Relations bilatérales
Les relations entre la Belgique et la Rd Congo doivent épouser celles qui s’élaborent entre l’Europe et l’Afrique. Elles doivent contribuer à des paradigmes justes qui permettent de réaliser le bien supérieur pour tous.
Ces relations sont chargées d’histoire. Et sur nombre de sujets, un devoir de mémoire est à l’ordre du jour. De quoi prendre acte. La Belgique et la Rd Congo de 2017 n’ont plus rien à voir avec la rencontre violente et impitoyable du XIXème siècle entre une société traditionnelle et une modernité si mal nommée. Et plus rien non plus à voir avec les affrontements des années ’60.

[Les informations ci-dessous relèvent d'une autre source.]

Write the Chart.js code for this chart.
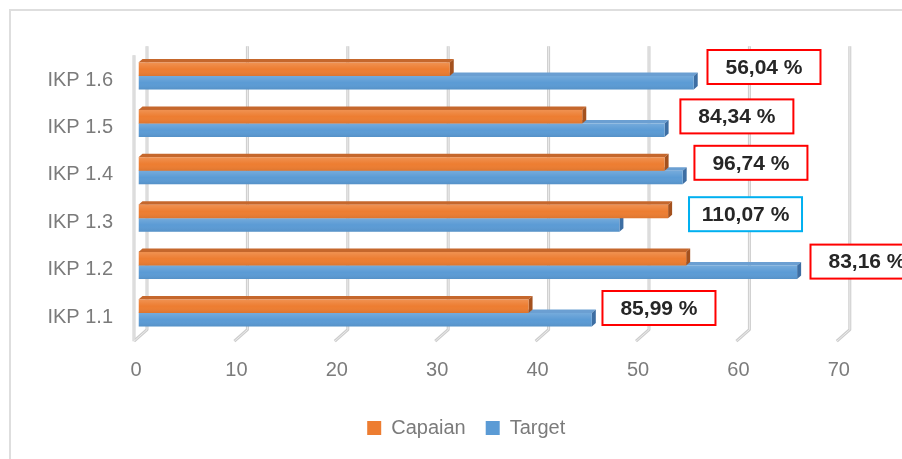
<!DOCTYPE html>
<html>
<head>
<meta charset="utf-8">
<script src="https://cdn.jsdelivr.net/npm/chart.js@4.4.1/dist/chart.umd.min.js"></script>
<style>
html,body{margin:0;padding:0;background:#fff;overflow:hidden}
#wrap{width:902px;height:459px;position:relative}
</style>
</head>
<body>
<div id="wrap"><canvas id="c" width="902" height="459"></canvas></div>
<script>
// ---- data (top to bottom as displayed) ----
const categories = ["IKP 1.6", "IKP 1.5", "IKP 1.4", "IKP 1.3", "IKP 1.2", "IKP 1.1"];
const capaian = [31.0, 44.2, 52.4, 52.75, 54.55, 38.85];
const target  = [55.3, 52.4, 54.2, 47.9, 65.6, 45.15];
const percentLabels = ["56,04 %", "84,34 %", "96,74 %", "110,07 %", "83,16 %", "85,99 %"];
const xTicks = [0, 10, 20, 30, 40, 50, 60, 70];
const seriesNames = ["Capaian", "Target"];

// ---- annotation layout (positions in axis units / pixel offsets) ----
const boxCenterX = [62.3, 59.6, 61.0, 60.46, 72.56, 51.84];
const boxOffsetY = [-9, -7, -8, -4, -4, -5];
const boxColors = ["#ff0000", "#ff0000", "#ff0000", "#00b0f0", "#ff0000", "#ff0000"];

const FONT = "'Liberation Sans', Arial, sans-serif";
Chart.defaults.font.family = FONT;
Chart.defaults.font.size = 20;
Chart.defaults.color = '#7b7b7b';

const DX = 4, DY = 3.5;

const frame = {
  id: 'frame',
  beforeDraw(chart) {
    const ctx = chart.ctx;
    ctx.save();
    ctx.fillStyle = '#ffffff';
    ctx.fillRect(0, 0, chart.width, chart.height);
    ctx.strokeStyle = '#dedede';
    ctx.lineWidth = 2;
    ctx.strokeRect(10, 10, chart.width + 50, chart.height + 50);
    ctx.restore();
  }
};

const walls = {
  id: 'walls',
  beforeDatasetsDraw(chart) {
    const ctx = chart.ctx, xs = chart.scales.x, ca = chart.chartArea;
    const paths = [];
    xs.ticks.forEach(t => {
      const px = xs.getPixelForValue(t.value) + 8.5;
      paths.push([[px, ca.top - 6], [px, ca.bottom - 7], [px - 13, ca.bottom + 4.5]]);
    });
    const x0 = xs.getPixelForValue(0) + 8.5 - 13;
    paths.push([[x0, ca.top + 3], [x0, ca.bottom + 4.5]]);
    ctx.save();
    ctx.lineJoin = 'round';
    [[3, '#cdcdcd'], [1, '#ececec']].forEach(([w, c]) => {
      ctx.lineWidth = w; ctx.strokeStyle = c;
      paths.forEach(p => {
        ctx.beginPath();
        ctx.moveTo(p[0][0], p[0][1]);
        for (let i = 1; i < p.length; i++) ctx.lineTo(p[i][0], p[i][1]);
        ctx.stroke();
      });
    });
    ctx.restore();
  }
};

const bars3d = {
  id: 'bars3d',
  beforeDatasetDraw(chart, args) {
    const ctx = chart.ctx, ds = chart.data.datasets[args.index];
    ctx.save();
    args.meta.data.forEach(el => {
      const {x, y, base, height} = el.getProps(['x', 'y', 'base', 'height'], true);
      const top = y - height / 2, bottom = y + height / 2;
      ctx.fillStyle = ds.topColor;
      ctx.beginPath();
      ctx.moveTo(base, top); ctx.lineTo(base + DX, top - DY);
      ctx.lineTo(x + DX, top - DY); ctx.lineTo(x, top); ctx.closePath(); ctx.fill();
      ctx.fillStyle = ds.sideColor;
      ctx.beginPath();
      ctx.moveTo(x, top); ctx.lineTo(x + DX, top - DY);
      ctx.lineTo(x + DX, bottom - DY); ctx.lineTo(x, bottom); ctx.closePath(); ctx.fill();
    });
    ctx.restore();
  },
  afterDatasetDraw(chart, args) {
    const ctx = chart.ctx;
    ctx.save();
    args.meta.data.forEach(el => {
      const {x, y, base, height} = el.getProps(['x', 'y', 'base', 'height'], true);
      const top = y - height / 2;
      const g = ctx.createLinearGradient(0, top, 0, top + height);
      g.addColorStop(0, 'rgba(255,255,255,0.16)');
      g.addColorStop(0.5, 'rgba(255,255,255,0.0)');
      g.addColorStop(1, 'rgba(0,0,0,0.07)');
      ctx.fillStyle = g;
      ctx.fillRect(base, top, x - base, height);
    });
    ctx.restore();
  }
};

const boxes = {
  id: 'boxes',
  afterDatasetsDraw(chart) {
    const ctx = chart.ctx, xs = chart.scales.x, ys = chart.scales.y;
    ctx.save();
    percentLabels.forEach((txt, i) => {
      const cx = xs.getPixelForValue(boxCenterX[i]);
      const cy = ys.getPixelForValue(i) + boxOffsetY[i];
      const w = 113, h = 34;
      ctx.fillStyle = '#ffffff';
      ctx.fillRect(cx - w / 2, cy - h / 2, w, h);
      ctx.strokeStyle = boxColors[i];
      ctx.lineWidth = 2;
      ctx.strokeRect(cx - w / 2, cy - h / 2, w, h);
      ctx.fillStyle = '#262626';
      ctx.font = "bold 21px " + FONT;
      ctx.textAlign = 'center';
      ctx.textBaseline = 'middle';
      ctx.fillText(txt, cx, cy + 1);
    });
    ctx.restore();
  }
};

new Chart(document.getElementById('c'), {
  type: 'bar',
  data: {
    labels: categories,
    datasets: [
      { label: seriesNames[0], data: capaian, backgroundColor: '#ED7D31', topColor: '#C5672C', sideColor: '#A4511E' },
      { label: seriesNames[1], data: target, backgroundColor: '#5B9BD5', topColor: '#6B9FD2', sideColor: '#3D6EA3' }
    ]
  },
  options: {
    indexAxis: 'y',
    responsive: false,
    animation: false,
    devicePixelRatio: 1,
    layout: { padding: { left: 46, right: 15.5, top: 52.3, bottom: 11 } },
    datasets: { bar: { categoryPercentage: 0.57, barPercentage: 1, borderWidth: 0 } },
    scales: {
      x: {
        min: 0, max: 70,
        afterBuildTicks: s => { s.ticks = xTicks.map(v => ({ value: v })); },
        ticks: { padding: 21.3, labelOffset: -2.5, color: '#7b7b7b', font: { size: 20 } },
        grid: { display: false, drawTicks: false },
        border: { display: false },
        afterFit: s => { s.height = 61.3; }
      },
      y: {
        ticks: { padding: 25.5, labelOffset: 4, color: '#7b7b7b', font: { size: 20 } },
        grid: { display: false, drawTicks: false },
        border: { display: false },
        afterFit: s => { s.width = 92.5; }
      },
      yPad: {
        type: 'category',
        axis: 'y',
        position: 'right',
        display: true,
        ticks: { display: false },
        grid: { display: false, drawTicks: false },
        border: { display: false },
        afterFit: s => { s.width = 45.2; }
      }
    },
    plugins: {
      legend: {
        position: 'bottom',
        labels: { boxWidth: 14, boxHeight: 14, padding: 20, color: '#7b7b7b', font: { size: 20 } }
      },
      tooltip: { enabled: false }
    }
  },
  plugins: [frame, walls, bars3d, boxes]
});
</script>
</body>
</html>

Le monde progresse à vive allure. La croissance économique est de retour, en Afrique comme ailleurs. Il importe de rejoindre le mouvement, d’en être partie prenante. L’heure n’est pas à la tergiversation ou au repli sur soi. Ce serait stérile, improductif et facteur d’exclusion plutôt que dynamique d’épanouissement. L’heure, au contraire, est à l’engagement résolu dans la coopération internationale et à l’acceptation de sa contrepartie. Car en effet, recueillir sa part de la prospérité mondiale, jouir des avantages de la citoyenneté internationale, cela suppose que l’on adopte les principes de gouvernance, les normes et les valeurs universelles qui les sous-tendent. Ainsi aussi pour la République démocratique du Congo.
Nouvelle vision belge de la Rd Congo
Ici, le souhait est d’être complice, dans un projet qui place la personne humaine, libre d’agir mais aussi responsable de ses actions, au centre des préoccupations. Les Belges orientent leurs vies et exercent leurs options sur base de libertés qui leur sont garanties par un gouvernement démocratiquement élu. Les Congolais et les Congolaises aussi devraient pouvoir s’épanouir, exercer leurs talents et saisir des opportunités sous l’œil bienveillant d’un système de gouvernement qui leur laisse cette possibilité et respecte leur dignité.
Les Congolais regorgent de talent, d’énergie et de courage. Ils font face avec imagination et créativité, sinon avec patience, à l’adversité qui les confronte au quotidien. En outre, ils sont nombreux ces Belges qui se sont installés durablement en Rd Congo, qui lui ont consacré leurs énergies, leurs talents et leurs vies, comme entrepreneur, comme missionnaire, comme académicien ou comme professionnel. De même, ils sont nombreux ces Congolais qui font leur chemin en Belgique et qui contribuent à son dynamisme, à sa diversité, à son ouverture sur le monde. Il y a un capital inouï d’humanité, d’empathie et de solidarité entre les deux peuples.
Ces relations ont donc énormément d’étoffe, à la manière des relations familiales qui évoluent mais aussi résistent à l’épreuve du temps. Occasionnellement, ce n’est un secret pour personne, le ton peut monter. « Entre proches, la franchise est de mise, et parfois nous nous disons ce que peut-être nous ne souhaitons pas entendre. Qu’à cela ne tienne, du moment que nous nous efforçons à maîtriser ces moments, à leur conserver leurs justes proportions et à ne pas laisser l’humeur voiler le contenu des messages que nous devons échanger par nécessité. Comme le formulait le grand Mahatma Ghandi : la vérité peut être dure comme le diamant mais aussi fragile comme la fleur d’un pêcher. Il faut en prendre soin », a renchéri le Belge, comme pour dire que Belgique et Rdc restent inséparables, malgré vents et marées.
Et pour conclure, Bertrand de Crombrugghe a reconnu que fondamentalement, Belges et Congolais ont encore beaucoup à se dire, à réaliser ensemble, et même, comme Sa Majesté le Roi Philippe le formule dans son discours de circonstance à la même occasion,’’ à apprendre l’un de l’autre’’.
Le rendez-vous a donc été un lieu indiqué pour célébrer les liens. « Que les Congolais sachent que la Belgique veut rester un partenaire fort et durable tout comme nous apprécions leur contribution à notre diversité et à notre rayonnement. La construction de la nouvelle Chancellerie, bien en vue sur le Boulevard du 30 juin, se veut une preuve tangible de l’attachement de la Belgique à nos relations », a-t-il terminé, sous une pluie d’ovations à n’en point finir.